Important hagiographies from this period include:
Also at this time the Apostolic Constitutions was translated in Ge'ez, which provided another set of instructions and laws for the Ethiopian Church. Another translation from this period is Zena 'Ayhud, a translation (probably from an Arabic translation) of Joseph ben Gurion's "History of the Jews" ("Sefer Yosephon") written in Hebrew in the 10th century, which covers the period from the Captivity to the capture of Jerusalem by Titus.
Apart from theological works, the earliest contemporary Royal Chronicles of Ethiopia are date to the reign of Amda Seyon I (1314-44).
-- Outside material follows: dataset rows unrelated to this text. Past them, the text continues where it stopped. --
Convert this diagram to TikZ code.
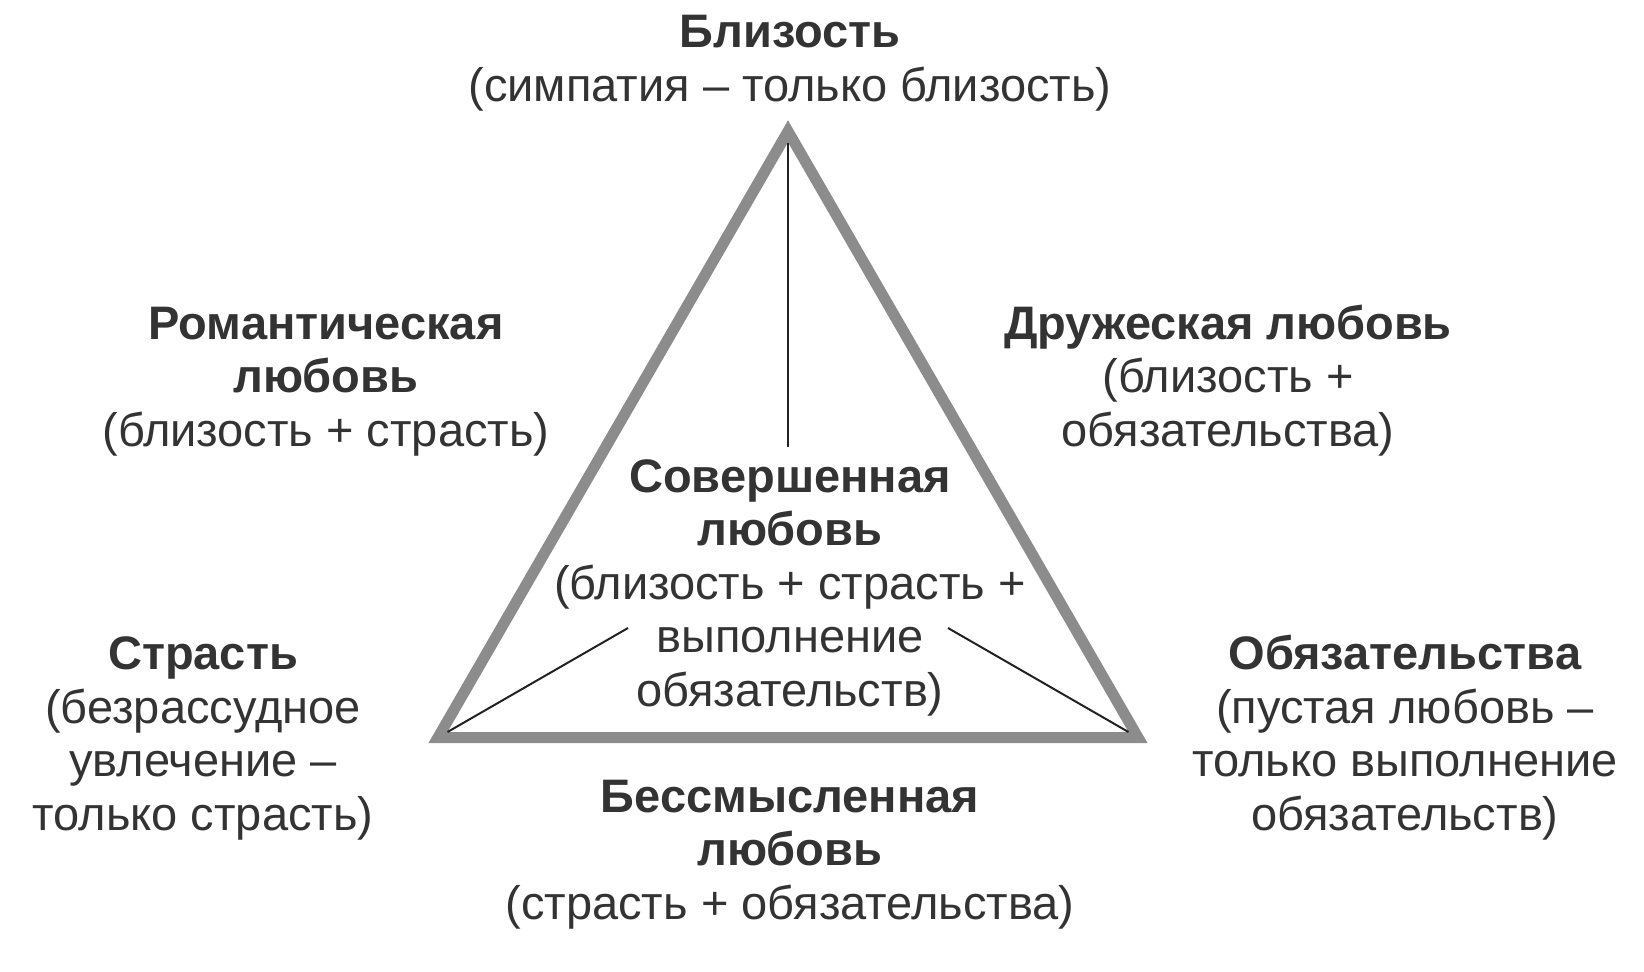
\documentclass[tikz,border=0pt]{standalone}
\usepackage{fontspec}
\setmainfont{Liberation Sans}
\definecolor{txt}{HTML}{333333}
\definecolor{edge}{HTML}{8C8C8C}
\definecolor{ray}{HTML}{222222}
\begin{document}
\begin{tikzpicture}[x=0.5pt,y=-0.5pt,
   lbl/.style={align=center,inner sep=0pt,anchor=base,text=txt,
      font=\fontsize{23.5pt}{26.75pt}\selectfont},
   side/.style={draw=edge,line width=5.5pt,miter limit=10},
   median/.style={draw=ray,line width=1pt}]
\useasboundingbox (0,0) rectangle (1644,971);
\coordinate (top) at (788,131.3);
\coordinate (left) at (438,737.5);
\coordinate (right) at (1138,737.5);
\coordinate (top in) at (788,142.5);
\coordinate (left in) at (447.5,732);
\coordinate (right in) at (1128.5,732);
\coordinate (top end) at (788,447);
\coordinate (left end) at (628,628);
\coordinate (right end) at (948,628);
\draw[side] (top) -- (left) -- (right) -- cycle;
\draw[median] (top in) -- (top end);
\draw[median] (left in) -- (left end);
\draw[median] (right in) -- (right end);
\node[lbl] (intimacy) at (790,101) {\textbf{Близость}\\(симпатия – только близость)};
\node[lbl] (romantic) at (326,446) {\textbf{Романтическая}\\\textbf{любовь}\\(близость + страсть)};
\node[lbl] (friendly) at (1228,446) {\textbf{Дружеская любовь}\\(близость +\\обязательства)};
\node[lbl] (consummate) at (790,706) {\textbf{Совершенная}\\\textbf{любовь}\\(близость + страсть +\\выполнение\\обязательств)};
\node[lbl] (passion) at (203,830) {\textbf{Страсть}\\(безрассудное\\увлечение –\\только страсть)};
\node[lbl] (commitment) at (1405,830) {\textbf{Обязательства}\\(пустая любовь –\\только выполнение\\обязательств)};
\node[lbl] (fatuous) at (790,919) {\textbf{Бессмысленная}\\\textbf{любовь}\\(страсть + обязательства)};
\end{tikzpicture}
\end{document}
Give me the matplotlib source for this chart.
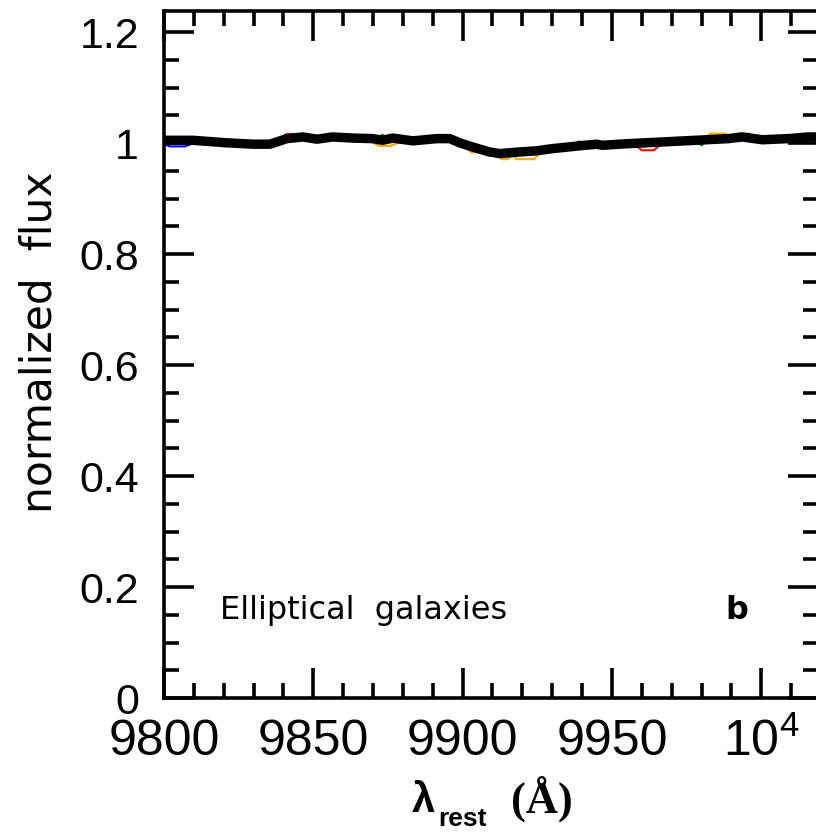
import numpy as np
import matplotlib.pyplot as plt
from matplotlib.ticker import MultipleLocator, FixedLocator, FixedFormatter

plt.rcParams['font.family'] = ['Liberation Sans', 'DejaVu Sans']
plt.rcParams['mathtext.fontset'] = 'custom'
plt.rcParams['mathtext.rm'] = 'Liberation Sans'
plt.rcParams['mathtext.bf'] = 'Liberation Sans:bold'

nan = np.nan

# mean spectrum (black)
wave = [9800, 9809.7, 9821, 9829.8, 9835.5, 9841.1, 9846.5, 9851.2, 9856.5,
        9863.2, 9869.9, 9873.2, 9876.6, 9883.3, 9891.3, 9895.7, 9899, 9903.3,
        9909, 9912.4, 9919.1, 9924.7, 9930.1, 9939.1, 9944.8, 9946.8, 9955.5,
        9966.9, 9977.9, 9989, 9993.6, 10000.3, 10009, 10015.7, 10020]
flux = [1.005, 1.005, 1.0005, 0.998, 0.998, 1.008, 1.011, 1.007, 1.011,
        1.009, 1.008, 1.005, 1.009, 1.004, 1.008, 1.008, 1.0005, 0.993,
        0.984, 0.981, 0.984, 0.986, 0.990, 0.995, 0.998, 0.996, 0.999,
        1.002, 1.005, 1.008, 1.011, 1.006, 1.008, 1.011, 1.011]

# individual spectra peeking out from under the black line (nan = gap)
blue_w = [9800, 9802, 9807, 9810]
blue_f = [0.998, 0.994, 0.994, 1.000]
red_w = [9839, 9841, 9845, 9848, nan, 9958, 9960, 9964, 9966]
red_f = [1.008, 1.016, 1.016, 1.009, nan, 0.996, 0.987, 0.987, 0.996]
orange_w = [9869, 9872, 9876, 9879, nan, 9901, 9903, 9905, 9907, nan,
            9911, 9913, 9915, 9917, 9918, 9924, 9926, nan,
            9981, 9983, 9988, 9990, 9992, 9996, 9998]
orange_f = [1.004, 0.995, 0.995, 1.002, nan, 0.993, 0.983, 0.983, 0.988, nan,
            0.984, 0.971, 0.971, 0.978, 0.971, 0.971, 0.984, nan,
            1.008, 1.017, 1.017, 1.009, 1.017, 1.017, 1.009]
green_w = [9872, 9873, 9875, nan, 9903, 9904, 9906, nan, 9938, 9939, 9941, nan,
           9979, 9980, 9981]
green_f = [1.010, 1.015, 1.010, nan, 0.990, 0.987, 0.990, nan, 1.000, 1.003, 1.000, nan,
           1.000, 0.996, 1.000]

xticks = [9800, 9850, 9900, 9950, 10000]
xticklabels = ['9800', '9850', '9900', '9950', r'10$^{\mathregular{4}}$']
yticks = [0, 0.2, 0.4, 0.6, 0.8, 1.0, 1.2]
yticklabels = ['0', '0.2', '0.4', '0.6', '0.8', '1', '1.2']

fig = plt.figure(figsize=(8.16, 8.34), dpi=100, facecolor='white')
ax = fig.add_axes([164 / 816, 136 / 834, 654 / 816, 687 / 834])

ax.plot(blue_w, blue_f, color='blue', lw=1.5)
ax.plot(red_w, red_f, color='red', lw=1.5)
ax.plot(orange_w, orange_f, color='orange', lw=1.5)
ax.plot(green_w, green_f, color='green', lw=1.5)
ax.plot(wave, flux, color='black', lw=6.8, solid_joinstyle='round')

ax.set_xlim(9800, 10019)
ax.set_ylim(0, 1.238)

ax.xaxis.set_major_locator(FixedLocator(xticks))
ax.xaxis.set_major_formatter(FixedFormatter(xticklabels))
ax.xaxis.set_minor_locator(MultipleLocator(10))
ax.yaxis.set_major_locator(FixedLocator(yticks))
ax.yaxis.set_major_formatter(FixedFormatter(yticklabels))
ax.yaxis.set_minor_locator(MultipleLocator(0.05))

for s in ax.spines.values():
    s.set_linewidth(2.6)
ax.tick_params(which='both', direction='in', top=True, right=True, width=2.6)
ax.tick_params(which='major', length=21.6)
ax.tick_params(axis='x', which='major', pad=15, labelsize=36)
ax.tick_params(axis='y', which='major', pad=18, labelsize=31)
ax.tick_params(which='minor', length=10.8)

fig.text(40 / 816, 1 - 342 / 834, 'normalized  flux', rotation=90,
         family='DejaVu Sans', ha='center', va='center', fontsize=30.5)

# x label: lambda_rest (A)
fig.text(423 / 816, 1 - 801 / 834, 'λ', fontweight='bold', fontsize=30,
         ha='center', va='center')
fig.text(462 / 816, 1 - 819 / 834, 'rest', fontweight='bold', fontsize=19,
         ha='center', va='center')
fig.text(542 / 816, 1 - 799 / 834, '(Å)', family='Liberation Serif',
         fontweight='bold', fontsize=32, ha='center', va='center')

ax.text(0.086, 0.115, 'Elliptical  galaxies', transform=ax.transAxes,
        family='DejaVu Sans', fontsize=23, ha='left', va='baseline')
ax.text(0.858, 0.115, 'b', transform=ax.transAxes, family='DejaVu Sans',
        fontsize=23, fontweight='bold', ha='left', va='baseline')

fig.savefig('out.png', dpi=100, facecolor='white')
With the appearance of the "Victory Songs" of Amda Seyon, this period also marks the beginning of Amharic literature.
The 14th century Kəbrä Nägäst or "Glory of the Kings" by the Nebura’ed Yeshaq of Aksum is among the most significant works of Ethiopian literature, combining history, allegory and symbolism in a retelling of the story of Queen Sheba, King Solomon, and their son Menelik I of Ethiopia. Another work that began to take shape in this period is the Mashafa Aksum or "Book of Axum".[7]
The early 15th century Fekkare Iyasus "The Explication of Jesus" contains a prophecy of a king called Tewodros, which rose to importance in 19th century Ethiopia as Tewodros II chose this throne name.
Literature flourished especially during the reign of Emperor Zara Yaqob. Written by the Emperor himself were Matshafa Berhan ("The Book of Light") and Matshafa Milad ("The Book of Nativity"). Numerous homilies were written in this period, notably Retu’a Haimanot ("True Orthodoxy") ascribed to John Chrysostom. Also of monumental importance was the appearance of the Geez translation of the Fetha Negest ("Laws of the Kings"), thought to have been around 1450, and ascribed to one Petros Abda Sayd — that was later to function as the supreme Law for Ethiopia, until it was replaced by a modern Constitution in 1930.
By the beginning of the 16th century, the Islamic invasions put an end to the flourishing of Ethiopian literature. A letter of Abba 'Enbaqom (or "Habakkuk") to Imam Ahmad Ibn Ibrahim, entitled Anqasa Amin ("Gate of the Faith"), giving his reasons for abandoning Islam, although probably first written in Arabic and later rewritten in an expanded Ge'ez version around 1532, is considered one of the classics of later Ge'ez literature.[8] During this period, Ethiopian writers begin to address differences between the Ethiopian and the Roman Catholic Church in such works as the Confession of Emperor Gelawdewos, Sawana Nafs ("Refuge of the Soul"), Fekkare Malakot ("Exposition of the Godhead") and Haymanote Abaw ("Faith of the Fathers"). Around the year 1600, a number of works were translated from Arabic into Ge'ez for the first time, including the Chronicle of John of Nikiu and the Universal History of Jirjis ibn al'Amid Abi'l-Wasir (also known as al-Makin).